- _Supplied information_
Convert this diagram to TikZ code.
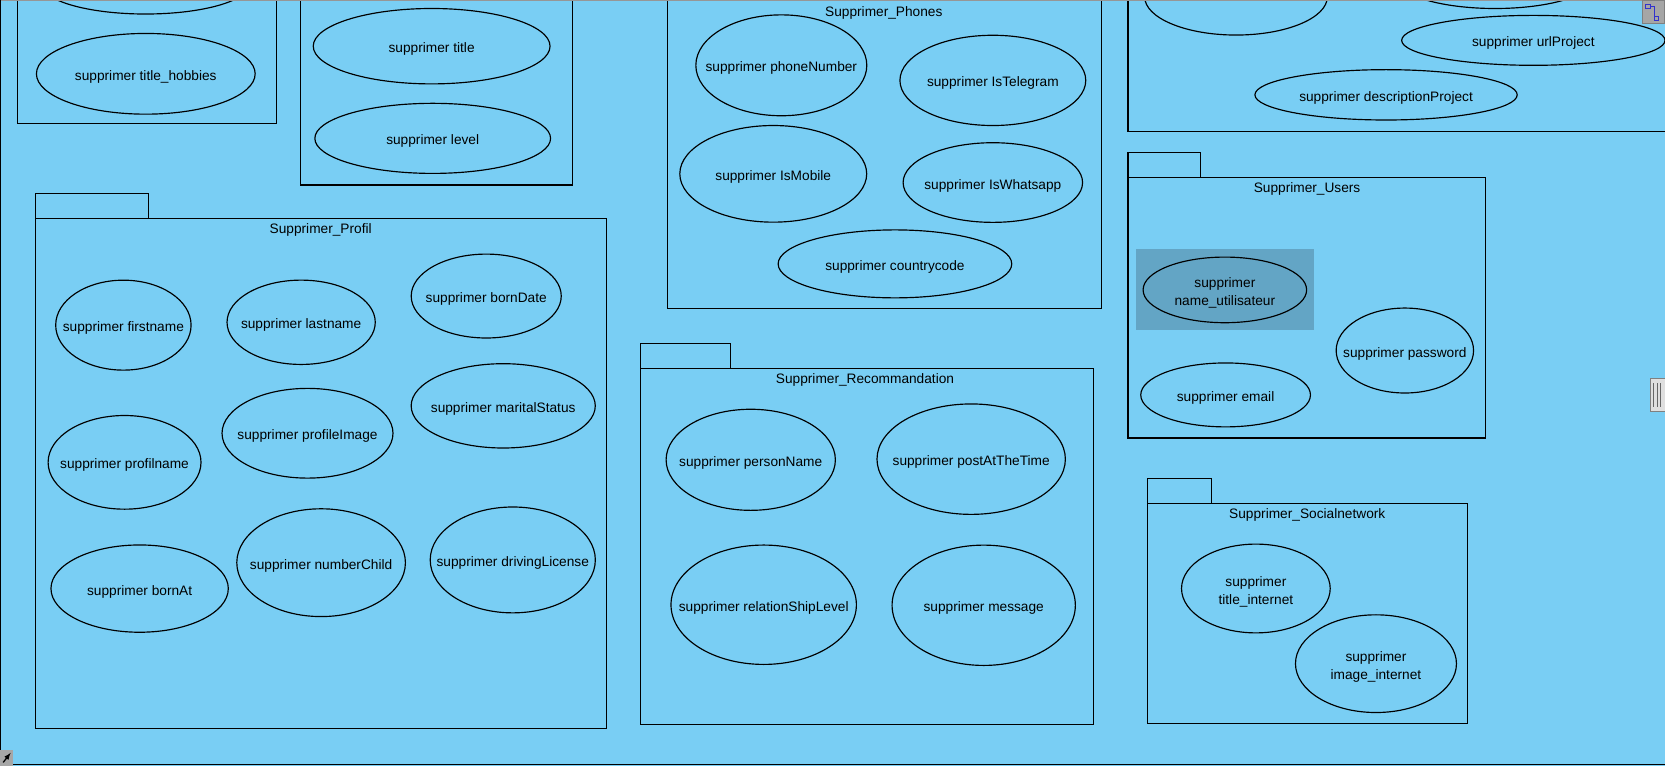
\documentclass[tikz,border=0pt]{standalone}
\usepackage{fontspec}
\setmainfont{Liberation Sans}
\usetikzlibrary{shapes.geometric}

\definecolor{canvas}{RGB}{121,206,244}
\definecolor{selected}{RGB}{99,165,197}
\definecolor{edgegrey}{RGB}{150,150,150}
\newcommand{\ut}[1]{\makebox[0pt]{\raisebox{-6.2pt}[0pt][0pt]{#1}}}
\newcommand{\uu}[2]{\makebox[0pt]{\raisebox{-6.2pt}[0pt][0pt]{\begin{tabular}{@{}c@{}}#1\\#2\end{tabular}}}}

\begin{document}
\begin{tikzpicture}[x=1pt, y=-1pt, line width=1.1pt,
    every node/.style={font=\fontsize{12.9}{17}\selectfont},
    uc/.style args={#1/#2}{draw, ellipse, inner sep=0pt, minimum width=#1pt, minimum height=#2pt},
    pkgtitle/.style={inner sep=0pt}]
    \useasboundingbox (0,0) rectangle (1568,721);
    \fill[canvas] (0,0) rectangle (1568,721);
    \clip (0,0) rectangle (1568,721);

    % packages cut by the top edge
    \draw (16.2,-20) rectangle (260.2,116.1); % hobbies
    \draw (282.9,-20) rectangle (538.8,174.2); % title / level
    \draw (628.4,-20) rectangle (1037.4,290.4); % phones
    \draw (1062.3,-20) rectangle (1600,124); % projects

    % packages with a tab
    \draw (33.2,182) rectangle (139.8,205.5);
    \draw (33.2,205.5) rectangle (571,686); % profil
    \draw (603,323.3) rectangle (687.8,346.9);
    \draw (603,346.9) rectangle (1029.6,682.1); % recommandation
    \draw (1062.2,143.4) rectangle (1130.6,166.9);
    \draw (1062.2,166.9) rectangle (1398.7,412.4); % users
    \draw (1080.6,450.4) rectangle (1141.1,473.9);
    \draw (1080.6,473.9) rectangle (1382,681.4); % socialnetwork

    \fill[selected] (1069.8,234.6) rectangle (1237,311.1); % selection

    % titles
    \node[pkgtitle] (tPhones) at (832.3,12.3) {Supprimer\_Phones};
    \node[pkgtitle] (tProfil) at (302,216.8) {Supprimer\_Profil};
    \node[pkgtitle] (tRecommandation) at (814.6,357.6) {Supprimer\_Recommandation};
    \node[pkgtitle] (tUsers) at (1230.9,177.6) {Supprimer\_Users};
    \node[pkgtitle] (tSocial) at (1231.1,484.5) {Supprimer\_Socialnetwork};

    % hobbies, title, level
    \node[uc=196/56.4] (hobTop) at (137,-15) {};
    \node[uc=206/76] (titleHobbies) at (137.3,69.5) {\ut{supprimer title\_hobbies}};
    \node[uc=223/71] (title) at (406.5,43.5) {\ut{supprimer title}};
    \node[uc=222/66] (level) at (407.5,130.3) {\ut{supprimer level}};

    % phones
    \node[uc=161/95] (phoneNumber) at (735.8,61.5) {\ut{supprimer phoneNumber}};
    \node[uc=175/85] (isTelegram) at (935,75.7) {\ut{supprimer IsTelegram}};
    \node[uc=176/91] (isMobile) at (728.2,163.7) {\ut{supprimer IsMobile}};
    \node[uc=169/75] (isWhatsapp) at (935,171.9) {\ut{supprimer IsWhatsapp}};
    \node[uc=220/64] (countrycode) at (842.8,248.5) {\ut{supprimer countrycode}};

    % projects
    \node[uc=172/72] (projA) at (1164,-3) {};
    \node[uc=186/56] (projB) at (1408,-20) {};
    \node[uc=248/47] (urlProject) at (1444,38) {\ut{supprimer urlProject}};
    \node[uc=247/47.4] (descriptionProject) at (1305.3,89.3) {\ut{supprimer descriptionProject}};

    % profil
    \node[uc=127.5/84.7] (firstname) at (116.2,306.2) {\ut{supprimer firstname}};
    \node[uc=139.6/79.4] (lastname) at (283.6,303.5) {\ut{supprimer lastname}};
    \node[uc=141.3/79] (bornDate) at (457.9,278.8) {\ut{supprimer bornDate}};
    \node[uc=173.4/79.4] (maritalStatus) at (473.9,382.2) {\ut{supprimer maritalStatus}};
    \node[uc=161/84.5] (profileImage) at (289.6,408) {\ut{supprimer profileImage}};
    \node[uc=144/88.2] (profilname) at (117.3,435.4) {\ut{supprimer profilname}};
    \node[uc=167/82.2] (bornAt) at (131.5,554.3) {\ut{supprimer bornAt}};
    \node[uc=158.8/101.5] (numberChild) at (302.4,529.9) {\ut{supprimer numberChild}};
    \node[uc=155.5/99.7] (drivingLicense) at (482.9,527.3) {\ut{supprimer drivingLicense}};

    % recommandation
    \node[uc=159.4/95.2] (personName) at (707,433) {\ut{supprimer personName}};
    \node[uc=177.4/104] (postAtTheTime) at (914.6,432.4) {\ut{supprimer postAtTheTime}};
    \node[uc=174.6/112.4] (relationShipLevel) at (719.2,569.5) {\ut{supprimer relationShipLevel}};
    \node[uc=172.6/113.3] (message) at (926.4,570) {\ut{supprimer message}};

    % users
    \node[uc=154/61.8] (nameUtilisateur) at (1153.5,273) {\uu{supprimer}{name\_utilisateur}};
    \node[uc=129.4/80] (password) at (1323,330.1) {\ut{supprimer password}};
    \node[uc=159.8/60.2] (email) at (1154.2,371.9) {\ut{supprimer email}};

    % socialnetwork
    \node[uc=140/83.6] (titleInternet) at (1182.7,554.2) {\uu{supprimer}{title\_internet}};
    \node[uc=151.6/92] (imageInternet) at (1295.8,625) {\uu{supprimer}{image\_internet}};

    % frame and window handles
    \draw[edgegrey] (0,0.6) -- (1568,0.6);
    \draw (0.8,0) -- (0.8,721);
    \draw (0,719.6) -- (1568,719.6);
    \draw[line width=0.6pt, draw=gray, fill=gray!70] (1547,0.5) rectangle (1567.5,21.9);
    \draw[line width=0.8pt, blue!60!gray] (1550,4) rectangle (1554,8) (1554,6) -- (1558,6) -- (1558,16) (1558,15) rectangle (1562,19);
    \draw[line width=0.6pt, draw=gray, fill=gray!25] (1553.8,356.6) rectangle (1568,387.3);
    \foreach \hx in {1557.5,1560.5,1563.5}
        \draw[line width=0.8pt, gray!80!black] (\hx,361) -- (\hx,383);
    \fill[gray!70] (0,706) rectangle (12,721);
    \draw[-latex, line width=1.2pt] (3,718) -- (10,709);
\end{tikzpicture}
\end{document}
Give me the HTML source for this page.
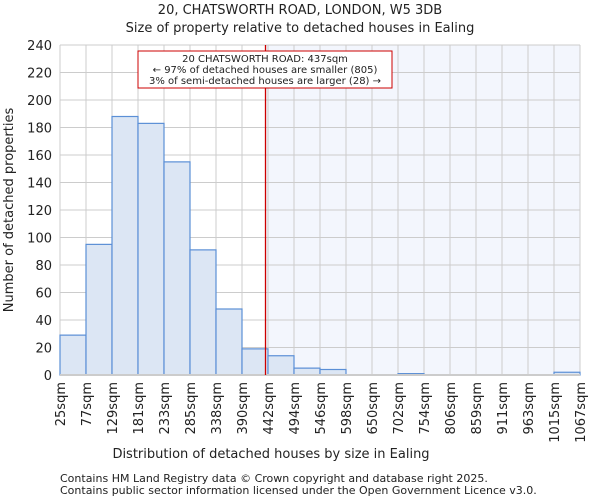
<!DOCTYPE html>
<html><head><meta charset="utf-8"><style>
body{margin:0;background:#fff;font-family:"DejaVu Sans","Liberation Sans",sans-serif}
svg text{font-family:"DejaVu Sans","Liberation Sans",sans-serif;fill:#222}
</style></head><body>
<svg id="c" width="600" height="500">
<text x="300" y="14" font-size="13" text-anchor="middle">20, CHATSWORTH ROAD, LONDON, W5 3DB</text>
<text x="300" y="32" font-size="13" text-anchor="middle">Size of property relative to detached houses in Ealing</text>
<g id="plot"></g>
<text x="271" y="458" font-size="13" text-anchor="middle">Distribution of detached houses by size in Ealing</text>
<text transform="translate(13,210) rotate(-90)" font-size="13" text-anchor="middle">Number of detached properties</text>
<text x="60" y="482" font-size="11">Contains HM Land Registry data © Crown copyright and database right 2025.</text>
<text x="60" y="494" font-size="11">Contains public sector information licensed under the Open Government Licence v3.0.</text>
</svg>
<script>
const binLabels=["25sqm","77sqm","129sqm","181sqm","233sqm","285sqm","338sqm","390sqm","442sqm","494sqm","546sqm","598sqm","650sqm","702sqm","754sqm","806sqm","859sqm","911sqm","963sqm","1015sqm","1067sqm"];
const binEdges=[25,77,129,181,233,285,338,390,442,494,546,598,650,702,754,806,859,911,963,1015,1067];
const counts=[29,95,188,183,155,91,48,19,14,5,4,0,0,1,0,0,0,0,0,2];
const yTicks=[0,20,40,60,80,100,120,140,160,180,200,220,240];
const markerValue=437;
const NS="http://www.w3.org/2000/svg";
const L=60,R=580,T=45,B=375,n=counts.length;
const xi=i=>L+(R-L)*i/n;
const xv=v=>{let i=0;while(i<binEdges.length-2&&v>binEdges[i+1])i++;return xi(i)+(v-binEdges[i])/(binEdges[i+1]-binEdges[i])*(R-L)/n;};
const y=v=>B-(B-T)*v/240;
const g=document.getElementById('plot');
function mk(t,a){const e=document.createElementNS(NS,t);for(const k in a)e.setAttribute(k,a[k]);g.appendChild(e);return e;}
const mx=xv(markerValue);
let e=mk('rect',{x:mx,y:T,width:R-mx,height:B-T,fill:'#f3f6fd'});


yTicks.forEach(t=>{let l=mk('line',{x1:L,x2:R,y1:y(t),y2:y(t),stroke:'#ccc'});


let tx=mk('text',{x:L-8,y:y(t)+5,'font-size':13,'text-anchor':'end'});tx.textContent=t;

});
binLabels.forEach((s,i)=>{let l=mk('line',{x1:xi(i),x2:xi(i),y1:T,y2:B,stroke:'#ccc'});


let tx=mk('text',{transform:`translate(${xi(i)+5},382) rotate(-90)`,'font-size':13,'text-anchor':'end'});tx.textContent=s;

});
counts.forEach((c,i)=>{if(c<=0)return;let r=mk('rect',{x:xi(i),y:y(c),width:(R-L)/n,height:B-y(c),fill:'#dce6f4',stroke:'#5b8fd6','stroke-width':1.2});

});
e=mk('line',{x1:L,x2:R,y1:B,y2:B,stroke:'#ccc','stroke-width':2});


e=mk('line',{x1:mx,x2:mx,y1:T,y2:B,stroke:'#cc0000','stroke-width':1.3});


e=mk('rect',{x:138,y:51,width:254,height:37,fill:'#fff',stroke:'#cc0000'});


["20 CHATSWORTH ROAD: 437sqm","← 97% of detached houses are smaller (805)","3% of semi-detached houses are larger (28) →"].forEach((s,i)=>{
let tx=mk('text',{x:265,y:62+i*11,'font-size':10,'text-anchor':'middle'});tx.textContent=s;

});
</script>
</body></html>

- _Task statement_
Starting at the first line of the entries, restate word for word everything through the line that holds "(level) at (407.5,130.3)", both ends included, but omit any pictures.

- _Final result_
Convert this diagram to TikZ code.
\documentclass[tikz,border=0pt]{standalone}
\usepackage{fontspec}
\setmainfont{Liberation Sans}
\usetikzlibrary{shapes.geometric}

\definecolor{canvas}{RGB}{121,206,244}
\definecolor{selected}{RGB}{99,165,197}
\definecolor{edgegrey}{RGB}{150,150,150}
\newcommand{\ut}[1]{\makebox[0pt]{\raisebox{-6.2pt}[0pt][0pt]{#1}}}
\newcommand{\uu}[2]{\makebox[0pt]{\raisebox{-6.2pt}[0pt][0pt]{\begin{tabular}{@{}c@{}}#1\\#2\end{tabular}}}}

\begin{document}
\begin{tikzpicture}[x=1pt, y=-1pt, line width=1.1pt,
    every node/.style={font=\fontsize{12.9}{17}\selectfont},
    uc/.style args={#1/#2}{draw, ellipse, inner sep=0pt, minimum width=#1pt, minimum height=#2pt},
    pkgtitle/.style={inner sep=0pt}]
    \useasboundingbox (0,0) rectangle (1568,721);
    \fill[canvas] (0,0) rectangle (1568,721);
    \clip (0,0) rectangle (1568,721);

    % packages cut by the top edge
    \draw (16.2,-20) rectangle (260.2,116.1); % hobbies
    \draw (282.9,-20) rectangle (538.8,174.2); % title / level
    \draw (628.4,-20) rectangle (1037.4,290.4); % phones
    \draw (1062.3,-20) rectangle (1600,124); % projects

    % packages with a tab
    \draw (33.2,182) rectangle (139.8,205.5);
    \draw (33.2,205.5) rectangle (571,686); % profil
    \draw (603,323.3) rectangle (687.8,346.9);
    \draw (603,346.9) rectangle (1029.6,682.1); % recommandation
    \draw (1062.2,143.4) rectangle (1130.6,166.9);
    \draw (1062.2,166.9) rectangle (1398.7,412.4); % users
    \draw (1080.6,450.4) rectangle (1141.1,473.9);
    \draw (1080.6,473.9) rectangle (1382,681.4); % socialnetwork

    \fill[selected] (1069.8,234.6) rectangle (1237,311.1); % selection

    % titles
    \node[pkgtitle] (tPhones) at (832.3,12.3) {Supprimer\_Phones};
    \node[pkgtitle] (tProfil) at (302,216.8) {Supprimer\_Profil};
    \node[pkgtitle] (tRecommandation) at (814.6,357.6) {Supprimer\_Recommandation};
    \node[pkgtitle] (tUsers) at (1230.9,177.6) {Supprimer\_Users};
    \node[pkgtitle] (tSocial) at (1231.1,484.5) {Supprimer\_Socialnetwork};

    % hobbies, title, level
    \node[uc=196/56.4] (hobTop) at (137,-15) {};
    \node[uc=206/76] (titleHobbies) at (137.3,69.5) {\ut{supprimer title\_hobbies}};
    \node[uc=223/71] (title) at (406.5,43.5) {\ut{supprimer title}};
    \node[uc=222/66] (level) at (407.5,130.3) {\ut{supprimer level}};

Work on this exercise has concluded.